My friends (Ms Dob and Mr ED) and I just got back from our little trip. I'm exhausted and feverish (you know the kind

) but I've had a magnificent time. I ended up observing at the Albert Gap carpark along the road up to Lake Mountain (few kms from the summit). It's a very large flat bit of gravel at 1250m altitude. Because the area is so big it's perfect for observing, you can see in every direction down to 15-20 degrees above the horizon. Great site just 100km from Melbourne!
Everything was just about perfect. Early in the night I could feel a bit of dampness on the scopes, table & chairs, but then the everything dried up stayed dry for the whole night. I didn't pack up till twilight.
Skies were nice and dark. Maybe I could still see some skyglow from Melbourne, but I could see stars marked mag 6 on my charts and I'm short sighted. Here through the ED80, 47Tuc looked like it does through the 200mm Dob from my backyard. Dark skies rock!
I spent most of the night hunting galaxies. Never seen so many! For the first time I actually saw the spiral arms of a galaxy. NGC 1365. Took me a while with different eyepieces and averted vision, but then there they were. Two arms curved counter-clockwise. I was absolutely ecstatic.

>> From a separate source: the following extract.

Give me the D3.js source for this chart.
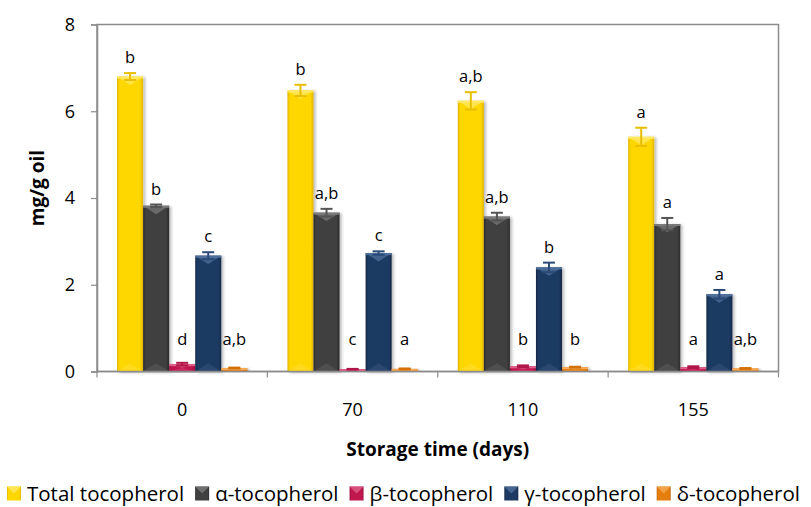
<!DOCTYPE html>
<html>
<head>
<meta charset="utf-8">
<script src="https://cdn.jsdelivr.net/npm/d3@7"></script>
<style>
  html, body { margin: 0; padding: 0; background: #ffffff; }
  svg { display: block; }
  text { font-family: "Open Sans", Lato, sans-serif; fill: #000; }
</style>
</head>
<body>
<svg id="chart" width="811" height="507"></svg>
<script>
// Storage days
const categories = ["0", "70", "110", "155"];
const seriesNames = ["Total tocopherol", "α-tocopherol", "β-tocopherol", "γ-tocopherol", "δ-tocopherol"];

// Mean contents (mg/g oil) per storage time
const totalToco = [6.80, 6.48, 6.24, 5.41];
const alphaToco = [3.82, 3.66, 3.57, 3.40];
const betaToco  = [0.17, 0.05, 0.12, 0.10];
const gammaToco = [2.67, 2.73, 2.40, 1.78];
const deltaToco = [0.08, 0.06, 0.10, 0.07];

// Standard deviations
const totalErr = [0.08, 0.13, 0.20, 0.21];
const alphaErr = [0.03, 0.09, 0.09, 0.14];
const betaErr  = [0.03, 0.01, 0.02, 0.02];
const gammaErr = [0.08, 0.04, 0.11, 0.10];
const deltaErr = [0.01, 0.01, 0.01, 0.01];

// Significance letters
const totalSig = ["b", "b", "a,b", "a"];
const alphaSig = ["b", "a,b", "a,b", "a"];
const betaSig  = ["d", "c", "b", "a"];
const gammaSig = ["c", "c", "b", "a"];
const deltaSig = ["a,b", "a", "b", "a,b"];

const yTicks = [0, 2, 4, 6, 8];

const seriesValues = [totalToco, alphaToco, betaToco, gammaToco, deltaToco];
const seriesErrors = [totalErr, alphaErr, betaErr, gammaErr, deltaErr];
const seriesSig = [totalSig, alphaSig, betaSig, gammaSig, deltaSig];

// fill, edge shade, highlight, error-bar colour
const palette = [
  { base: "#FFD700", edge: "#E0B400", light: "#FFE866", err: "#E8BE00" },
  { base: "#404040", edge: "#2A2A2A", light: "#7A7A7A", err: "#555555" },
  { base: "#C0174F", edge: "#98103C", light: "#E0608A", err: "#B01548" },
  { base: "#1F3A62", edge: "#142848", light: "#50709C", err: "#2A4A78" },
  { base: "#E67E0E", edge: "#C06408", light: "#F5AA55", err: "#D47008" }
];

const svg = d3.select("#chart");
const plot = { left: 97, right: 778.5, top: 24.5, bottom: 371.5 };

const x0 = d3.scaleBand().domain(categories).range([plot.left, plot.right]).paddingInner(0).paddingOuter(0);
const x1 = d3.scaleBand().domain(d3.range(seriesNames.length)).range([0, x0.bandwidth()]).paddingInner(0).paddingOuter(0.77);
const y = d3.scaleLinear().domain([0, 8]).range([plot.bottom, plot.top]);

const defs = svg.append("defs");
palette.forEach((p, i) => {
  const g = defs.append("linearGradient").attr("id", "bar-grad-" + i)
    .attr("x1", "0%").attr("x2", "100%").attr("y1", "0%").attr("y2", "0%");
  g.append("stop").attr("offset", "0%").attr("stop-color", p.edge);
  g.append("stop").attr("offset", "10%").attr("stop-color", p.base);
  g.append("stop").attr("offset", "88%").attr("stop-color", p.base);
  g.append("stop").attr("offset", "100%").attr("stop-color", p.edge);
});
const shadow = defs.append("filter").attr("id", "bar-shadow")
  .attr("x", "-20%").attr("y", "-5%").attr("width", "150%").attr("height", "115%");
shadow.append("feDropShadow").attr("dx", 2).attr("dy", 1).attr("stdDeviation", 1.4)
  .attr("flood-color", "#000").attr("flood-opacity", 0.28);

// Plot area frame
svg.append("rect")
  .attr("x", plot.left).attr("y", plot.top)
  .attr("width", plot.right - plot.left).attr("height", plot.bottom - plot.top)
  .attr("fill", "none").attr("stroke", "#8C8C8C").attr("stroke-width", 1.5);

// Bevelled column
function drawColumn(g, bx, bw, yTop, yBot, i) {
  const p = palette[i];
  const h = yBot - yTop;
  const bev = Math.min(bw * 0.32, h / 2);
  const col = g.append("g").attr("filter", "url(#bar-shadow)");
  col.append("rect").attr("x", bx).attr("y", yTop).attr("width", bw).attr("height", h)
    .attr("fill", "url(#bar-grad-" + i + ")");
  col.append("polygon")
    .attr("points", [[bx, yTop], [bx + bw, yTop], [bx + bw / 2, yTop + bev]].map(d => d.join(",")).join(" "))
    .attr("fill", p.light).attr("opacity", 0.75);
  col.append("rect").attr("x", bx).attr("y", yTop).attr("width", bw).attr("height", Math.min(2, h))
    .attr("fill", p.light);
  col.append("polygon")
    .attr("points", [[bx, yBot], [bx + bw, yBot], [bx + bw / 2, yBot - bev]].map(d => d.join(",")).join(" "))
    .attr("fill", p.light).attr("opacity", 0.25);
}

const bars = svg.append("g");
const labels = svg.append("g").attr("font-size", 16.5).attr("text-anchor", "middle");
const minLabelY = y(0.6);

categories.forEach((c, ci) => {
  seriesValues.forEach((vals, si) => {
    const v = vals[ci], e = seriesErrors[si][ci];
    const bx = x0(c) + x1(si), bw = x1.bandwidth();
    const g = bars.append("g");
    drawColumn(g, bx, bw, y(v), y(0), si);
    // error bar
    const cx = bx + bw / 2;
    const eg = g.append("g").attr("stroke", palette[si].err).attr("stroke-width", 2);
    eg.append("line").attr("x1", cx).attr("x2", cx).attr("y1", y(Math.max(0, v - e))).attr("y2", y(v + e));
    eg.append("line").attr("x1", cx - 6).attr("x2", cx + 6).attr("y1", y(v + e)).attr("y2", y(v + e));
    eg.append("line").attr("x1", cx - 6).attr("x2", cx + 6).attr("y1", y(Math.max(0, v - e))).attr("y2", y(Math.max(0, v - e)));
    labels.append("text").attr("x", cx)
      .attr("y", Math.min(y(v + e) - 10, minLabelY))
      .text(seriesSig[si][ci]);
  });
});

// Axes
const yAxis = d3.axisLeft(y).tickValues(yTicks).tickSize(6).tickPadding(16).tickFormat(d3.format("d"));
const yg = svg.append("g").attr("transform", `translate(${plot.left},0)`).call(yAxis);
yg.select(".domain").attr("stroke", "#8C8C8C").attr("stroke-width", 1.5);
yg.selectAll(".tick line").attr("stroke", "#8C8C8C").attr("stroke-width", 1.2);
yg.selectAll(".tick text").attr("font-size", 18).attr("font-family", "'Open Sans', Lato, sans-serif").attr("fill", "#000");

const xBoundaries = categories.map(c => x0(c)).concat([plot.right]);
const xg = svg.append("g");
xg.append("line").attr("x1", plot.left).attr("x2", plot.right).attr("y1", plot.bottom).attr("y2", plot.bottom)
  .attr("stroke", "#8C8C8C").attr("stroke-width", 1.5);
xg.selectAll("line.tk").data(xBoundaries).join("line").attr("class", "tk")
  .attr("x1", d => d).attr("x2", d => d).attr("y1", plot.bottom).attr("y2", plot.bottom + 6)
  .attr("stroke", "#8C8C8C").attr("stroke-width", 1.2);
xg.selectAll("text").data(categories).join("text")
  .attr("x", d => x0(d) + x0.bandwidth() / 2).attr("y", 416)
  .attr("text-anchor", "middle").attr("font-size", 18).text(d => d);

// Axis titles
svg.append("text").attr("x", (plot.left + plot.right) / 2).attr("y", 456)
  .attr("text-anchor", "middle").attr("font-size", 19).attr("font-weight", "bold")
  .text("Storage time (days)");
svg.append("text").attr("transform", "translate(44,188) rotate(-90)")
  .attr("text-anchor", "middle").attr("font-size", 19).attr("font-weight", "bold")
  .text("mg/g oil");

// Legend
const legend = svg.append("g").attr("font-size", 20.5);
let lx = 7;
seriesNames.forEach((name, i) => {
  const p = palette[i];
  const item = legend.append("g");
  const s = 14, sy = 486.5;
  item.append("rect").attr("x", lx).attr("y", sy).attr("width", s).attr("height", s)
    .attr("fill", "url(#bar-grad-" + i + ")");
  item.append("polygon")
    .attr("points", [[lx, sy], [lx + s, sy], [lx + s / 2, sy + s / 2]].map(d => d.join(",")).join(" "))
    .attr("fill", p.light).attr("opacity", 0.8);
  const t = item.append("text").attr("x", lx + s + 6).attr("y", 500.5).text(name);
  lx += s + 6 + t.node().getComputedTextLength() + 11;
});
</script>
</body>
</html>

I also revisited old favourites and spent some time with LMC and SMC. Mars and Saturn looked pretty good too at over 200x, with lots of surface detail on both and a sharp Cassini division on the rings. Not quite up to Snake Valley standards but still pretty good seeing compared with what I'm used to. I think the altitude must have helped a lot.
Gone bushwalking along "The Beeches" tracks today to top off a great w/e. We don't appreciate how lucky we are in this wonderful land of Oz.
Sorry for the lengthy post, I'm still hyped.